What can I say, I'm a bit of a luddite. I didn't know what the word meant until a round of the game Balderdash. That game is surprisingly good at expanding one's vocabulary. I looked the word up, and discovered that not only does it refer to a person opposed to new technology, but apparently there was a riot back in the 1700's by a bunch of textile workers who believed that weaving machinery would lead to job loss.
I don't know if they had a point or not, but sometimes I do think new technology leads to loss.
For the most part, I like gadgets just fine. I only have a problem with one gadget. My cell phone, and all cell phones in general. I'm very grateful we have graduated from typewriters to computers, but I want to take the cell phone about seven rungs back on the technology ladder.
They're small. That's great. They work well, wonderful. Why does my cell phone have to do everything from shooting video to washing the dishes?
Here's a confession. I've never sent a text message. Maybe that's part of my problem. I just want to talk on my phone. I don't want to email people, I don't want to invent a new language by truncating sentences down to something that looks like random Scrabble tiles, and I certainly don't want to shop on my phone. And I really really really don't want to get nickle-and-dimed by the cell phone company as they charge me ten cents for this, and four hundred dollars for that.
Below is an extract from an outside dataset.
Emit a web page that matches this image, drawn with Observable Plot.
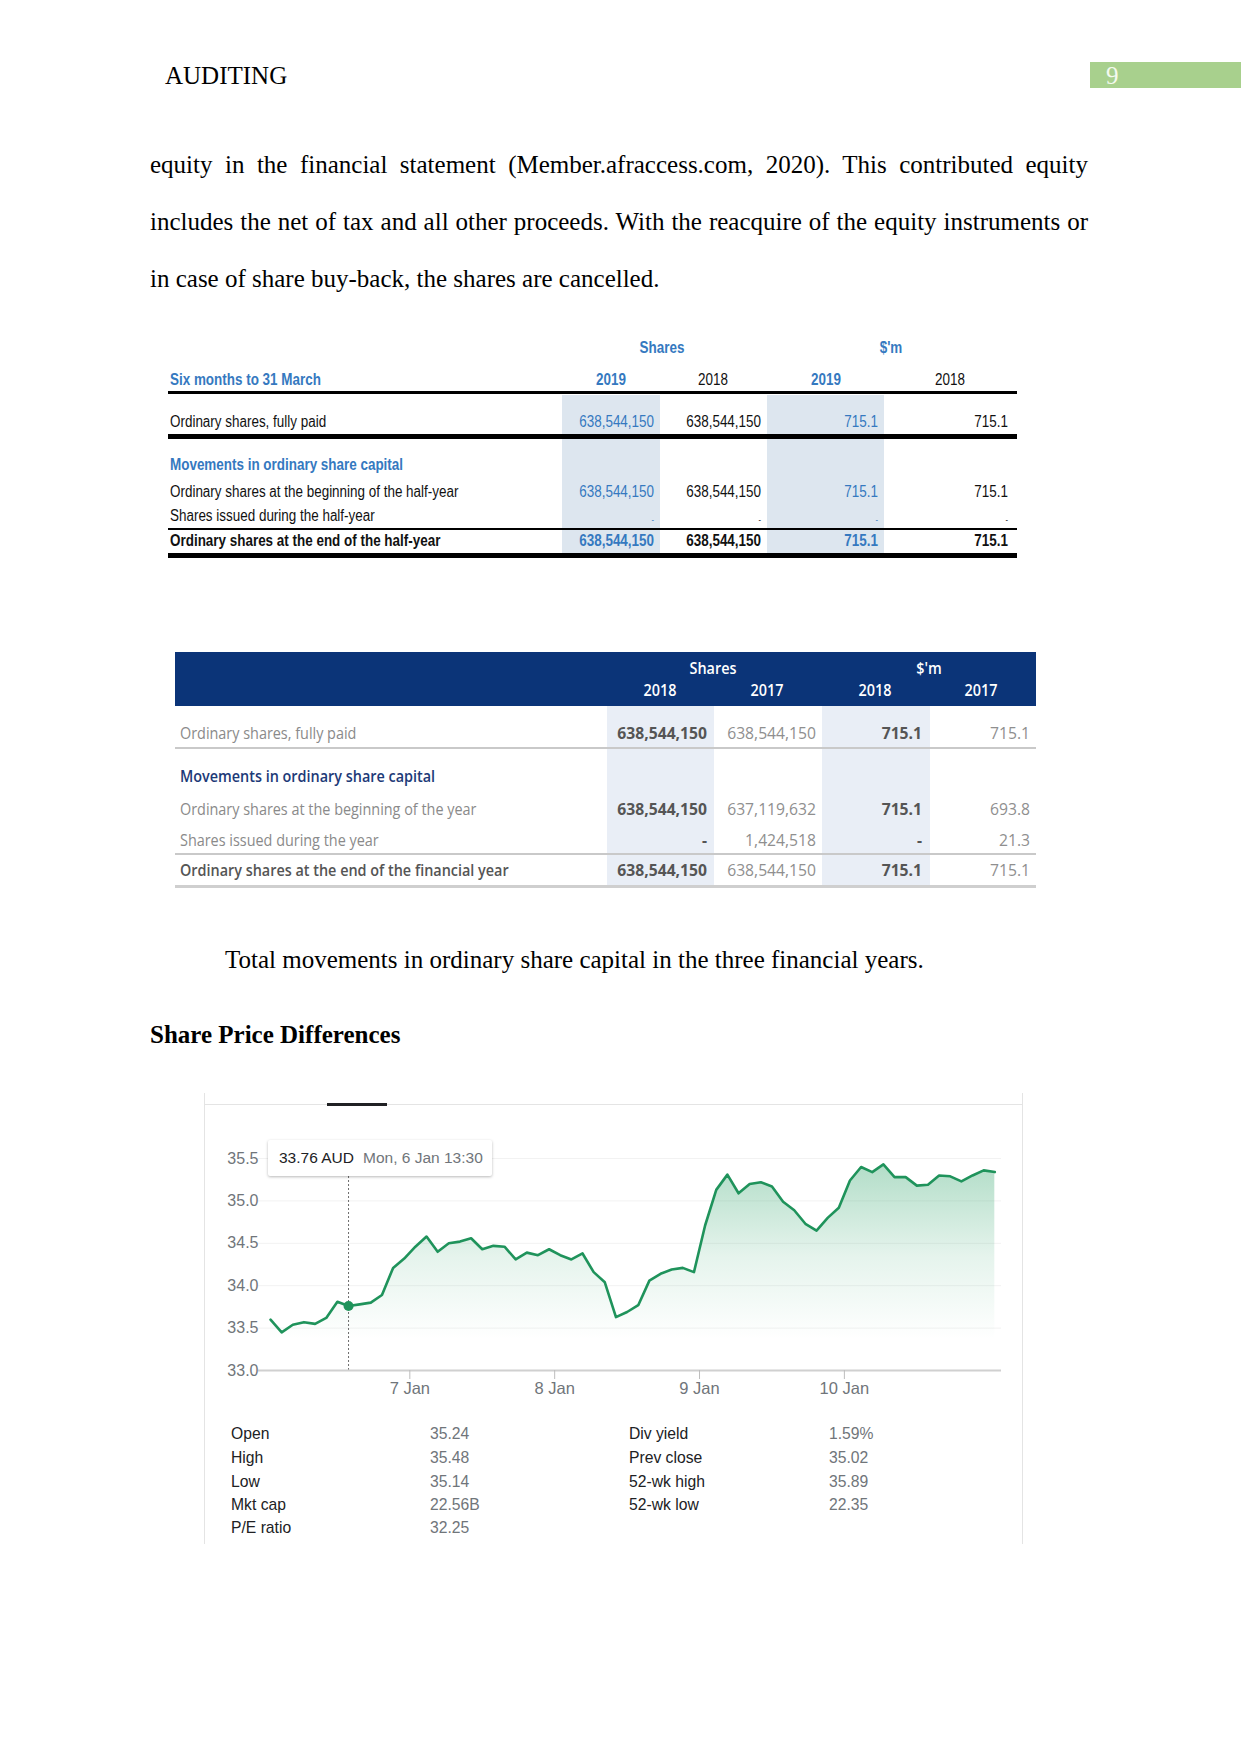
<!DOCTYPE html>
<html><head><meta charset="utf-8">
<script src="https://cdn.jsdelivr.net/npm/d3@7"></script>
<script src="https://cdn.jsdelivr.net/npm/@observablehq/plot@0.6"></script>
<style>
html,body{margin:0;padding:0;background:#fff;}
#page{position:relative;width:1241px;height:1754px;overflow:hidden;background:#fff;}
.t{position:absolute;white-space:nowrap;line-height:1;}
.bx{position:absolute;}
.ln{position:absolute;white-space:nowrap;line-height:24px;text-align:justify;text-align-last:justify;}
</style></head><body><div id="page"></div>
<script>
// ---------------- data ----------------
const docHeader = "AUDITING";
const pageNumber = "9";
const bodyLines = [
  "equity in the financial statement (Member.afraccess.com, 2020). This contributed equity",
  "includes the net of tax and all other proceeds. With the reacquire of the equity instruments or",
  "in case of share buy-back, the shares are cancelled."
];
const captionText = "Total movements in ordinary share capital in the three financial years.";
const headingText = "Share Price Differences";

const t1Groups = ["Shares", "$'m"];
const t1Period = "Six months to 31 March";
const t1Years = ["2019", "2018", "2019", "2018"];
const t1Labels = [
  "Ordinary shares, fully paid",
  "Movements in ordinary share capital",
  "Ordinary shares at the beginning of the half-year",
  "Shares issued during the half-year",
  "Ordinary shares at the end of the half-year"
];
const t1Values = [
  ["638,544,150", "638,544,150", "715.1", "715.1"],
  null,
  ["638,544,150", "638,544,150", "715.1", "715.1"],
  ["-", "-", "-", "-"],
  ["638,544,150", "638,544,150", "715.1", "715.1"]
];

const t2Groups = ["Shares", "$'m"];
const t2Years = ["2018", "2017", "2018", "2017"];
const t2Labels = [
  "Ordinary shares, fully paid",
  "Movements in ordinary share capital",
  "Ordinary shares at the beginning of the year",
  "Shares issued during the year",
  "Ordinary shares at the end of the financial year"
];
const t2Values = [
  ["638,544,150", "638,544,150", "715.1", "715.1"],
  null,
  ["638,544,150", "637,119,632", "715.1", "693.8"],
  ["-", "1,424,518", "-", "21.3"],
  ["638,544,150", "638,544,150", "715.1", "715.1"]
];

// share price, half-hourly trading slots, 6 Jan 10:00 onwards
const prices = [
  33.60, 33.45, 33.54, 33.57, 33.55, 33.62, 33.81, 33.76, 33.78, 33.80, 33.89, 34.21, 34.32,
  34.46, 34.58, 34.40, 34.50, 34.52, 34.56, 34.43, 34.47, 34.46, 34.31, 34.39, 34.36, 34.43,
  34.36, 34.31, 34.38, 34.16, 34.04, 33.63, 33.69, 33.77, 34.06, 34.14, 34.19, 34.21, 34.16,
  34.71, 35.13, 35.31, 35.09, 35.20, 35.22, 35.17, 34.99, 34.89, 34.73, 34.65, 34.80, 34.92,
  35.24, 35.40, 35.34, 35.43, 35.28, 35.28, 35.18, 35.19, 35.30, 35.29, 35.23, 35.30, 35.36,
  35.34
];
const dayTicks = [12.5, 25.5, 38.5, 51.5];
const dayLabels = ["7 Jan", "8 Jan", "9 Jan", "10 Jan"];
const yTicks = [33.0, 33.5, 34.0, 34.5, 35.0, 35.5];
const hoverIndex = 7;
const hoverPrice = "33.76 AUD";
const hoverTime = "Mon, 6 Jan 13:30";

const statLabelsA = ["Open", "High", "Low", "Mkt cap", "P/E ratio"];
const statValuesA = ["35.24", "35.48", "35.14", "22.56B", "32.25"];
const statLabelsB = ["Div yield", "Prev close", "52-wk high", "52-wk low"];
const statValuesB = ["1.59%", "35.02", "35.89", "22.35"];

// ---------------- helpers ----------------
const SANS = "'Liberation Sans', Arial, sans-serif";
const SERIF = "'Liberation Serif', 'Times New Roman', serif";
const OPEN = "'Open Sans', 'Noto Sans', sans-serif";
const SERIF_SIZE = 25;
const page = document.getElementById("page");
function rect(x, y, w, h, bg) {
  const d = document.createElement("div");
  d.className = "bx";
  Object.assign(d.style, {left: x + "px", top: y + "px", width: w + "px", height: h + "px", background: bg});
  page.appendChild(d);
  return d;
}
function txt(s, x, y, o = {}) {
  const d = document.createElement("div");
  d.className = "t";
  d.textContent = s;
  const a = o.anchor || "start", sx = o.sx || 1;
  const tx = a === "start" ? "0" : a === "end" ? "-100%" : "-50%";
  const ox = a === "start" ? "left" : a === "end" ? "right" : "center";
  Object.assign(d.style, {
    left: x + "px", top: y + "px",
    fontFamily: o.font || SANS, fontSize: (o.size || 16) + "px",
    color: o.color || "#000", fontWeight: o.weight || 400,
    transform: `translate(${tx},-50%) scaleX(${sx})`,
    transformOrigin: `${ox} center`
  });
  page.appendChild(d);
  return d;
}

// ---------------- header & body ----------------
txt(docHeader, 165, 75, {font: SERIF, size: SERIF_SIZE, color: "#000"});
rect(1090, 62, 151, 26, "#a8d08d");
txt(pageNumber, 1106, 75, {font: SERIF, size: SERIF_SIZE, color: "#f4faef"});

const bodyY = [165.5, 222.6, 279.7];
bodyLines.forEach((s, i) => {
  const d = document.createElement("div");
  d.className = "ln";
  d.textContent = s;
  Object.assign(d.style, {
    left: "150px", top: (bodyY[i] - 12.5) + "px", width: "938px",
    fontFamily: SERIF, fontSize: SERIF_SIZE + "px", color: "#000",
    textAlignLast: i < 2 ? "justify" : "left", whiteSpace: "normal"
  });
  page.appendChild(d);
});

// ---------------- table 1 ----------------
{
  const blue = "#3579c0";
  const shade = "#dde6ef";
  rect(561.5, 395, 98.5, 160, shade);
  rect(767, 395, 117, 160, shade);
  const o = {size: 16, sx: 0.84};
  txt(t1Groups[0], 662, 348, {...o, anchor: "middle", color: blue, weight: 700});
  txt(t1Groups[1], 891, 348, {...o, anchor: "middle", color: blue, weight: 700});
  txt(t1Period, 170, 380, {...o, color: blue, weight: 700});
  const yc = [611, 713, 825.5, 950];
  t1Years.forEach((y, i) => txt(y, yc[i], 380, {...o, anchor: "middle", color: i % 2 === 0 ? blue : "#111", weight: i % 2 === 0 ? 700 : 400}));
  rect(168, 391, 849, 3, "#000");
  rect(168, 434, 849, 5, "#000");
  rect(168, 528, 849, 2, "#000");
  rect(168, 553, 849, 5, "#000");
  const rowY = [422, 465, 492, 516, 541];
  const colR = [654, 761, 878, 1008];
  t1Labels.forEach((lab, r) => {
    const isHead = r === 1, isTot = r === 4;
    txt(lab, 170, rowY[r], {...o, color: isHead ? blue : "#111", weight: (isHead || isTot) ? 700 : 400});
    const vals = t1Values[r];
    if (vals) vals.forEach((v, c) => {
      const isDash = v === "-";
      txt(v, colR[c], isDash ? rowY[r] + 4 : rowY[r], {...o, size: isDash ? 9 : 16, anchor: "end",
        color: c % 2 === 0 ? blue : "#111", weight: isTot ? 700 : 400});
    });
  });
}

// ---------------- table 2 ----------------
{
  const navy = "#0b3478";
  rect(175, 652, 861, 54, navy);
  rect(607, 706, 107, 182, "#e9eef6");
  rect(822, 706, 108, 182, "#e9eef6");
  const o = {font: OPEN, size: 16, sx: 0.9};
  txt(t2Groups[0], 712.5, 668, {...o, anchor: "middle", color: "#fff", weight: 600});
  txt(t2Groups[1], 929, 668, {...o, anchor: "middle", color: "#fff", weight: 600});
  const yc = [660, 766.5, 875, 981];
  t2Years.forEach((y, i) => txt(y, yc[i], 690, {...o, anchor: "middle", color: "#fff", weight: 600}));
  rect(175, 747, 861, 2, "#c9c9c9");
  rect(175, 853, 861, 2, "#c9c9c9");
  rect(175, 885, 861, 3, "#cfcfcf");
  const rowY = [733, 776, 809, 840, 870];
  const colR = [707, 815.5, 922, 1030];
  t2Labels.forEach((lab, r) => {
    const isHead = r === 1, isTot = r === 4;
    txt(lab, 180, rowY[r], {...o, color: isHead ? "#1d3a78" : (isTot ? "#555" : "#8a8a8a"), weight: (isHead || isTot) ? 600 : 400});
    const vals = t2Values[r];
    if (vals) vals.forEach((v, c) => {
      txt(v, colR[c], rowY[r], {...o, sx: 0.98, anchor: "end", color: c % 2 === 0 ? "#555" : "#8f8f8f", weight: c % 2 === 0 ? 700 : 400});
    });
  });
}

// ---------------- captions ----------------
txt(captionText, 225, 959, {font: SERIF, size: SERIF_SIZE});
txt(headingText, 150, 1034, {font: SERIF, size: SERIF_SIZE, weight: 700});

// ---------------- chart frame ----------------
rect(204, 1093, 1, 451, "#e4e4e4");
rect(1022, 1093, 1, 451, "#e4e4e4");
rect(204, 1104, 819, 1, "#e4e4e4");
rect(327, 1103, 60, 3, "#202124");

// ---------------- chart ----------------
const data = prices.map((p, i) => ({i, p}));
const green = "#1f935b";
const chart = Plot.plot({
  width: 817, height: 270,
  marginLeft: 53, marginRight: 21, marginTop: 28, marginBottom: 30,
  x: {type: "linear", domain: [-1.08, 65.6], label: null},
  y: {type: "linear", domain: [33, 35.5], label: null},
  style: {fontFamily: SANS, fontSize: "16px", color: "#70757a", background: "transparent", overflow: "visible"},
  marks: [
    Plot.ruleY(yTicks.slice(1), {stroke: "#f2f2f2", strokeWidth: 1}),
    Plot.areaY(data, {x: "i", y1: 33, y2: "p", fill: "url(#priceGrad)"}),
    Plot.ruleX([hoverIndex], {y1: 33, y2: 35.5, stroke: "#6d6d6d", strokeDasharray: "2,2", strokeWidth: 1}),
    Plot.ruleY([33], {stroke: "#d0d0d0", strokeWidth: 2}),
    Plot.axisX({ticks: dayTicks, tickFormat: d => dayLabels[dayTicks.indexOf(d)], tickSize: 9, tickPadding: 3, stroke: "#bdbdbd", fontSize: 16.5, label: null}),
    Plot.axisY({ticks: yTicks, tickFormat: d => d.toFixed(1), tickSize: 0, tickPadding: 0, fontSize: 16, label: null}),
    Plot.line(data, {x: "i", y: "p", stroke: green, strokeWidth: 2.6, strokeLinejoin: "round"}),
    Plot.dot([data[hoverIndex]], {x: "i", y: "p", r: 5, fill: green})
  ]
});
const defs = d3.select(chart).insert("defs", ":first-child");
const grad = defs.append("linearGradient").attr("id", "priceGrad").attr("x1", 0).attr("y1", 0).attr("x2", 0).attr("y2", 1);
grad.append("stop").attr("offset", "0%").attr("stop-color", "#2aa166").attr("stop-opacity", 0.36);
grad.append("stop").attr("offset", "45%").attr("stop-color", "#2aa166").attr("stop-opacity", 0.12);
grad.append("stop").attr("offset", "85%").attr("stop-color", "#2aa166").attr("stop-opacity", 0);
chart.style.position = "absolute";
chart.style.left = "205px";
chart.style.top = "1130px";
page.appendChild(chart);

// tooltip
{
  const tip = rect(268, 1140, 224, 36, "#fff");
  tip.style.boxShadow = "0 1px 3px rgba(0,0,0,0.28)";
  tip.style.borderRadius = "2px";
  txt(hoverPrice, 279, 1158, {size: 15.5, color: "#202124"});
  txt(hoverTime, 363, 1158, {size: 15.5, color: "#70757a"});
}

// stats
{
  const rowY = [1434, 1458, 1482, 1505, 1528];
  statLabelsA.forEach((s, i) => { txt(s, 231, rowY[i], {size: 15.7, color: "#202124"}); txt(statValuesA[i], 430, rowY[i], {size: 15.7, color: "#70757a"}); });
  statLabelsB.forEach((s, i) => { txt(s, 629, rowY[i], {size: 15.7, color: "#202124"}); txt(statValuesB[i], 829, rowY[i], {size: 15.7, color: "#70757a"}); });
}
</script></body></html>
I started thinking about all of this when Twitter became the next big thing. I just don't get it. First of all, I'm assuming Twitter is something for people who enjoy using their cell phone for things other than talking, because my only answer to the Twitter question is, "Sitting at my computer typing a message on Twitter."
I don't see the point.
And I feel a deep sense of loss. (Not about Twitter, I don't care about that.)
I hand wrote a letter the other day, and I realized that I had gone so long without using my handwriting, that it was shaky. That makes me sad. There's something beautiful about a hand written letter that you can't replicate with an email or a Tweet. We're in such a rush to do things quickly, I think we're forgetting how to do them well.
So I think I'll take a step back and embrace some older technology—a paper and a pen.
I am a writer, after all.
P.S. If anyone would care to tempt me in to the world of technology, I'm willing to listen. I just don't know if I'm ready for change.